▸ **GOAL**
Reproduce nothing but the lines from the one with "Generate a LaTeX" through the one with "minimum width=3.88cm, minimum", exactly and with both ends. Omit pictures.

========

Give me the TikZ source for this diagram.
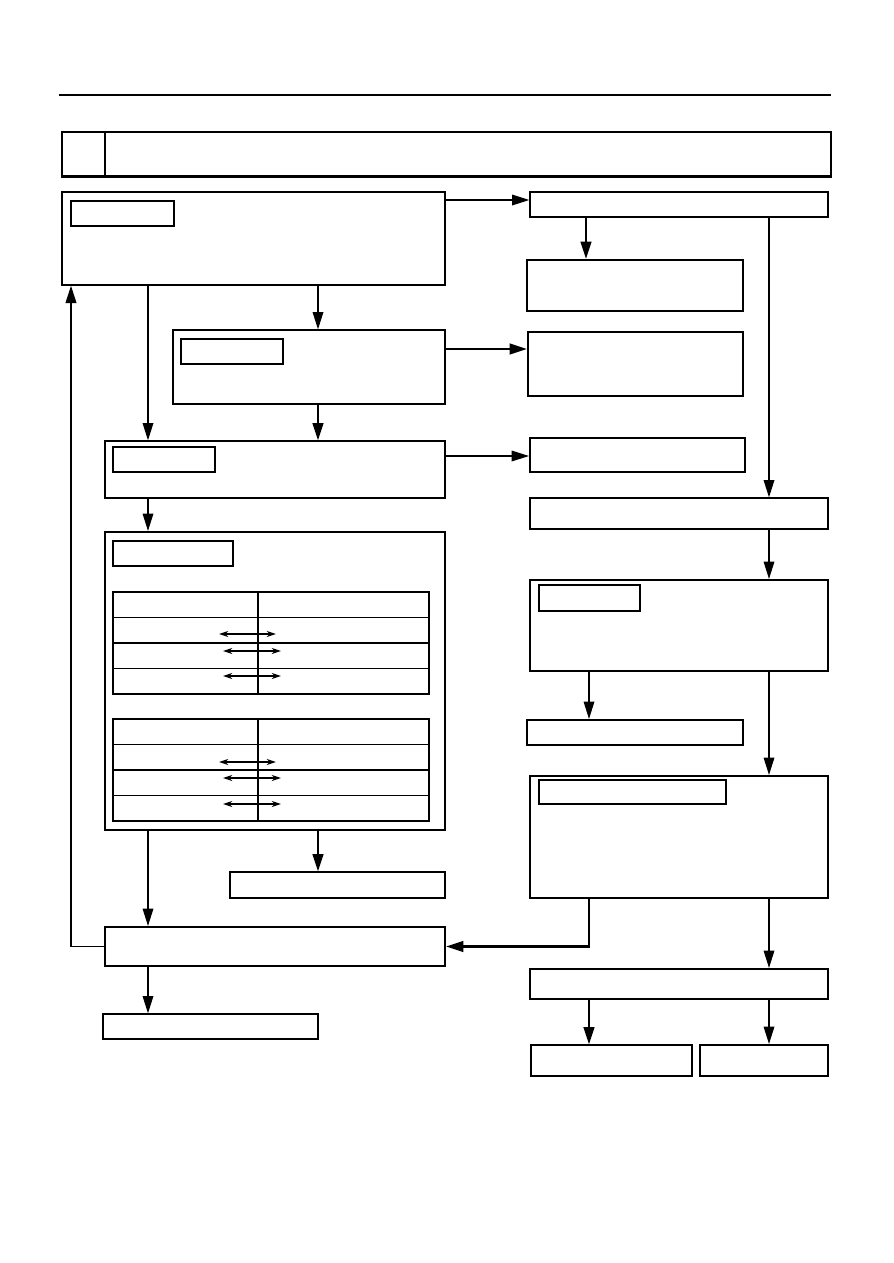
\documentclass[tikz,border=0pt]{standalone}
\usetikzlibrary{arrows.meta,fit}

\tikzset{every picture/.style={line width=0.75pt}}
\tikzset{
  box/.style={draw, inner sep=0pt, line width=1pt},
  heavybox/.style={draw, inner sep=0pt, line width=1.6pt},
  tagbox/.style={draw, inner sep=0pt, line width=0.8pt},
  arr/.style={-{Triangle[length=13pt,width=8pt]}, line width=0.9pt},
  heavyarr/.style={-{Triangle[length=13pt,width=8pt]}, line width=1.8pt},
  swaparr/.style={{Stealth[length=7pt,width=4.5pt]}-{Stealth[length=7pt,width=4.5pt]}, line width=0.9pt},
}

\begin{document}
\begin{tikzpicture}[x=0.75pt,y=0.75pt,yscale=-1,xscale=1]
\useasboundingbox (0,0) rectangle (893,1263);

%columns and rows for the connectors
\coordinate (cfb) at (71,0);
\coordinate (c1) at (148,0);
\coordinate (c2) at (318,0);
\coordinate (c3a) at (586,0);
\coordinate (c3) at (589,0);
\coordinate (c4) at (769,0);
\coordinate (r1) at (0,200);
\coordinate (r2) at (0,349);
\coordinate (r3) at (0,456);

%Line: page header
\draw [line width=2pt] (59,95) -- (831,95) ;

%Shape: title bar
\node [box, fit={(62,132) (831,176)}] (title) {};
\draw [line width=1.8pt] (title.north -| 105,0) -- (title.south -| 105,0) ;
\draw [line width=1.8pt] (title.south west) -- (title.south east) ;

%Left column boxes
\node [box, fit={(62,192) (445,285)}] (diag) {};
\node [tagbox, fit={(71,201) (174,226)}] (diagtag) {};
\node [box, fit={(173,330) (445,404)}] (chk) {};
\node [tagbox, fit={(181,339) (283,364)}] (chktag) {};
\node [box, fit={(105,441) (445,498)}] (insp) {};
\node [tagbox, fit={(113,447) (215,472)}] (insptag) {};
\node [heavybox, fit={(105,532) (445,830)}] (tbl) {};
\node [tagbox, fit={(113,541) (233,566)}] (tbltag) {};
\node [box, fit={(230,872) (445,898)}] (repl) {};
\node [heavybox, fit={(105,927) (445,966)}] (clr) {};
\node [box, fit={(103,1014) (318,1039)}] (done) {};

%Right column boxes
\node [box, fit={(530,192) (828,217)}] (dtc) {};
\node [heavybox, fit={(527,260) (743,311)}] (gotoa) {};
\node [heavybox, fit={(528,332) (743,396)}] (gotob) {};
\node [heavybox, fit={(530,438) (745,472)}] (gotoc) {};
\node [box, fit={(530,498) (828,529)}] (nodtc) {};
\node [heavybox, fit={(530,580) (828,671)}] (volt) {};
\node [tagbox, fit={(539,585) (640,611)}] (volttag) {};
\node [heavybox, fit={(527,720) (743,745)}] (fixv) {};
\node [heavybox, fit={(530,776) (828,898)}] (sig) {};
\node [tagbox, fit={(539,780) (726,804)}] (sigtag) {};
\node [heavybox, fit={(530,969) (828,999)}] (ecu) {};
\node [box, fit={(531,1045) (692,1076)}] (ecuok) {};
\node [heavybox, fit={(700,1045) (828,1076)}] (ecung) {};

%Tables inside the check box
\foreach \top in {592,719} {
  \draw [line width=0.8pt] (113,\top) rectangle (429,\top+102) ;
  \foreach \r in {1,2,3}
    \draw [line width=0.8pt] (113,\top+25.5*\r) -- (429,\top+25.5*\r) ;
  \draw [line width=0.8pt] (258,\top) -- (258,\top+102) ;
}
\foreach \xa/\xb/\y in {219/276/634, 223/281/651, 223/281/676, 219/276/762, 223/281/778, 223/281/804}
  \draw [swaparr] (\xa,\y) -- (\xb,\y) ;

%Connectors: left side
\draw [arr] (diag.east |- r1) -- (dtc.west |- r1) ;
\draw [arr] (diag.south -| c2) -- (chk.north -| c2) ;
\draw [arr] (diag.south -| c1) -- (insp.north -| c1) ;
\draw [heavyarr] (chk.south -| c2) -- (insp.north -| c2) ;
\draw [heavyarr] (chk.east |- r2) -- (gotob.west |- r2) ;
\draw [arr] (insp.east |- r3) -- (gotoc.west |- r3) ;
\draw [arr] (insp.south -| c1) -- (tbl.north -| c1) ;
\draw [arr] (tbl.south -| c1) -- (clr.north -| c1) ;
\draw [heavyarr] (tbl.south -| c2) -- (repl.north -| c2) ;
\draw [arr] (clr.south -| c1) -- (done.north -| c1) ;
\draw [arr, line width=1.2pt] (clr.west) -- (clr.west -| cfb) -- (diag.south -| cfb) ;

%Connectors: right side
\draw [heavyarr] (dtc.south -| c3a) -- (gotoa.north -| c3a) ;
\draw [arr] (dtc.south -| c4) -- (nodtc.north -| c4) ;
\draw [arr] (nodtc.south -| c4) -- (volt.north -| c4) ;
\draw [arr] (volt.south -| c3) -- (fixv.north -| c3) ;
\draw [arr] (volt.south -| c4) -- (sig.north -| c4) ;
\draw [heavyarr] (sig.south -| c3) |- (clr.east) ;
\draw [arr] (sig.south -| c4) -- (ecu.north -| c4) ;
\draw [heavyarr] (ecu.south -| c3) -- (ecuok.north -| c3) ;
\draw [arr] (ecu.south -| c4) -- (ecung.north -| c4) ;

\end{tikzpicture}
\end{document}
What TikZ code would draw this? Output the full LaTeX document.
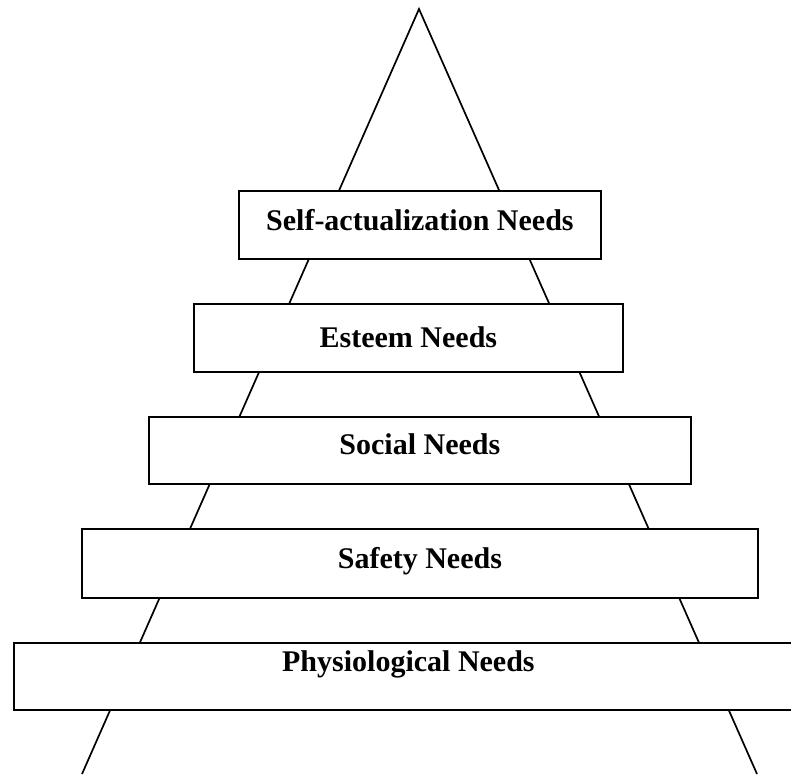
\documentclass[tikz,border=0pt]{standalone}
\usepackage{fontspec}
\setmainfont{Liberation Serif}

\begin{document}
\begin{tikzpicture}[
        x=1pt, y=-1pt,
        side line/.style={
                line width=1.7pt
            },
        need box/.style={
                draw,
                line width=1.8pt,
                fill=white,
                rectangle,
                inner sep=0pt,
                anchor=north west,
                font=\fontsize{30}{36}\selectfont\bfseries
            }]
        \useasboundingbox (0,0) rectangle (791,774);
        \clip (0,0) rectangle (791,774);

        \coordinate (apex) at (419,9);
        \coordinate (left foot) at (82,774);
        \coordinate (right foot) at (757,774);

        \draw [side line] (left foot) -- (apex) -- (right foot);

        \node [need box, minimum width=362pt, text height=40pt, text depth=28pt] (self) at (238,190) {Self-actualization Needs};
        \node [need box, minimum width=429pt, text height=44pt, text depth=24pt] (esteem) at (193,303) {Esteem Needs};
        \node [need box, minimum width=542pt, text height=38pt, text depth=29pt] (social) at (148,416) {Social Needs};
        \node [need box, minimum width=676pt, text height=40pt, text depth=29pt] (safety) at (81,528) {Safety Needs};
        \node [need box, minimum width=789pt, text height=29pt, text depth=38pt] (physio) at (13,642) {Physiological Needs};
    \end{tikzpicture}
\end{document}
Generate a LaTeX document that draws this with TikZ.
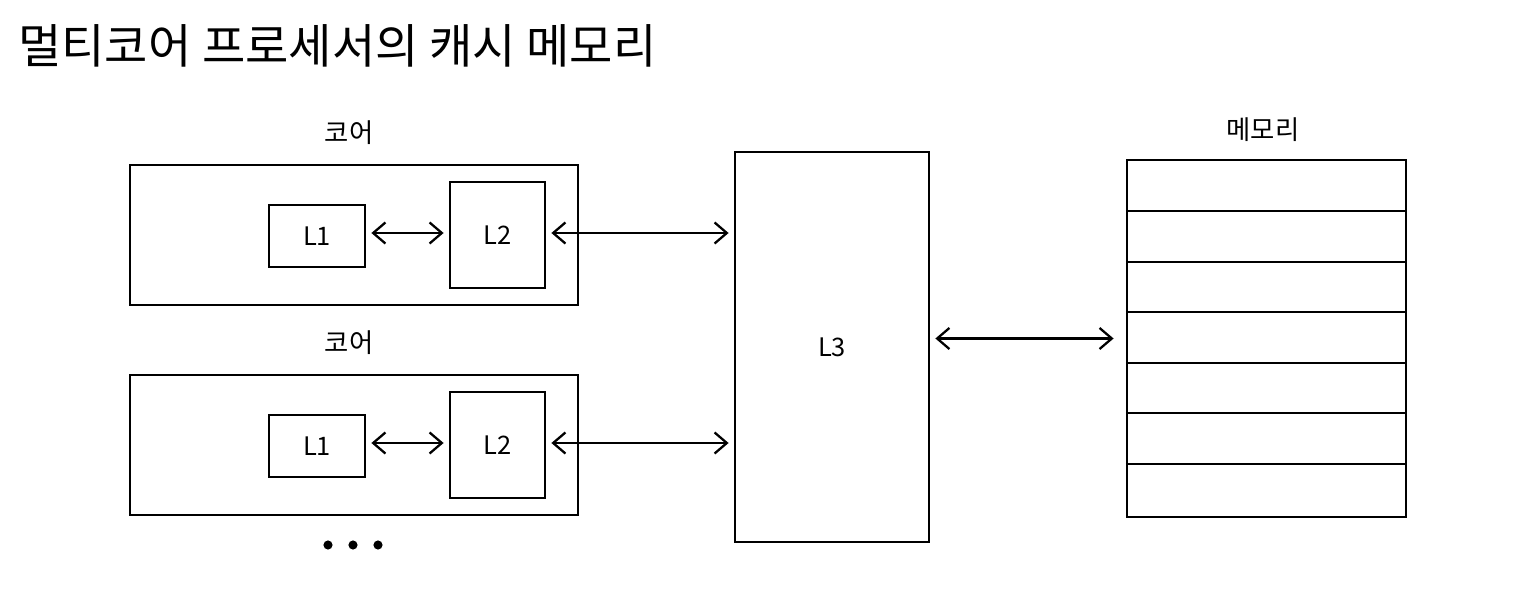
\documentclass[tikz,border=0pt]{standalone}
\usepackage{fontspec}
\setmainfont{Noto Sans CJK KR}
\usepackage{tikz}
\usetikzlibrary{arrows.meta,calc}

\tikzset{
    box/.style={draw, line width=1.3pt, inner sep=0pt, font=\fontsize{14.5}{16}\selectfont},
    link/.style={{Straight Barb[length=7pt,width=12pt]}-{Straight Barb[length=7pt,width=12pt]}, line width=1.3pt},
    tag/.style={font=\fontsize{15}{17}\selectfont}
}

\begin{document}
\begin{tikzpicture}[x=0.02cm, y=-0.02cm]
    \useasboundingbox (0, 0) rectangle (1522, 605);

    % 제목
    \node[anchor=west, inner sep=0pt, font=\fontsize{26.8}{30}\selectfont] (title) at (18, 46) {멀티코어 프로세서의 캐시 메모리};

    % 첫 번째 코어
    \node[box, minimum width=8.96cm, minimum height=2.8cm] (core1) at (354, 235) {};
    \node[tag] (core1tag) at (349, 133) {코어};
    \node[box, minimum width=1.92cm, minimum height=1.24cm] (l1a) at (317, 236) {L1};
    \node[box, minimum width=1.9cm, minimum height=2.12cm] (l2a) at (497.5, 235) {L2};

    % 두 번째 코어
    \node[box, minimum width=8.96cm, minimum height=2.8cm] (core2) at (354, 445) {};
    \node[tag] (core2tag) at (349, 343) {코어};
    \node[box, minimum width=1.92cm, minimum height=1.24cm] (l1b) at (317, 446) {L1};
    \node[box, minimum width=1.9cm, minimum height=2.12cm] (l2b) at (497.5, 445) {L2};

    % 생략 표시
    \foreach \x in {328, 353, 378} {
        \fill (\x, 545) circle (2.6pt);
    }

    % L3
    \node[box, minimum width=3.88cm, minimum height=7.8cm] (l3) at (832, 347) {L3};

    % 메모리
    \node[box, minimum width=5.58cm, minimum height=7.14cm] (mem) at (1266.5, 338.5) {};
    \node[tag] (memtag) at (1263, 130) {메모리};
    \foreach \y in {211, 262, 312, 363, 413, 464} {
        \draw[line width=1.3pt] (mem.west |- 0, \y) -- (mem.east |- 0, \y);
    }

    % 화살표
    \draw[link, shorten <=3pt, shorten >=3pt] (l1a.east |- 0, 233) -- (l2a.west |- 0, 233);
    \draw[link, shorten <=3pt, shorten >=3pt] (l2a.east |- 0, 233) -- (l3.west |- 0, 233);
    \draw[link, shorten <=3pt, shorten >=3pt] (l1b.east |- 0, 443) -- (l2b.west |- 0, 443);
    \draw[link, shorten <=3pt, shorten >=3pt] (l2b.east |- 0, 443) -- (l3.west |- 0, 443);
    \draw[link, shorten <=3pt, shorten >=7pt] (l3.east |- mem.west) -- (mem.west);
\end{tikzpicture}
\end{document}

========

▸ **OUTPUT**
Generate a LaTeX document that draws this with TikZ.
\documentclass[tikz,border=0pt]{standalone}
\usepackage{fontspec}
\setmainfont{Noto Sans CJK KR}
\usepackage{tikz}
\usetikzlibrary{arrows.meta,calc}

\tikzset{
    box/.style={draw, line width=1.3pt, inner sep=0pt, font=\fontsize{14.5}{16}\selectfont},
    link/.style={{Straight Barb[length=7pt,width=12pt]}-{Straight Barb[length=7pt,width=12pt]}, line width=1.3pt},
    tag/.style={font=\fontsize{15}{17}\selectfont}
}

\begin{document}
\begin{tikzpicture}[x=0.02cm, y=-0.02cm]
    \useasboundingbox (0, 0) rectangle (1522, 605);

    % 제목
    \node[anchor=west, inner sep=0pt, font=\fontsize{26.8}{30}\selectfont] (title) at (18, 46) {멀티코어 프로세서의 캐시 메모리};

    % 첫 번째 코어
    \node[box, minimum width=8.96cm, minimum height=2.8cm] (core1) at (354, 235) {};
    \node[tag] (core1tag) at (349, 133) {코어};
    \node[box, minimum width=1.92cm, minimum height=1.24cm] (l1a) at (317, 236) {L1};
    \node[box, minimum width=1.9cm, minimum height=2.12cm] (l2a) at (497.5, 235) {L2};

    % 두 번째 코어
    \node[box, minimum width=8.96cm, minimum height=2.8cm] (core2) at (354, 445) {};
    \node[tag] (core2tag) at (349, 343) {코어};
    \node[box, minimum width=1.92cm, minimum height=1.24cm] (l1b) at (317, 446) {L1};
    \node[box, minimum width=1.9cm, minimum height=2.12cm] (l2b) at (497.5, 445) {L2};

    % 생략 표시
    \foreach \x in {328, 353, 378} {
        \fill (\x, 545) circle (2.6pt);
    }

    % L3
    \node[box, minimum width=3.88cm, minimum height=7.8cm] (l3) at (832, 347) {L3};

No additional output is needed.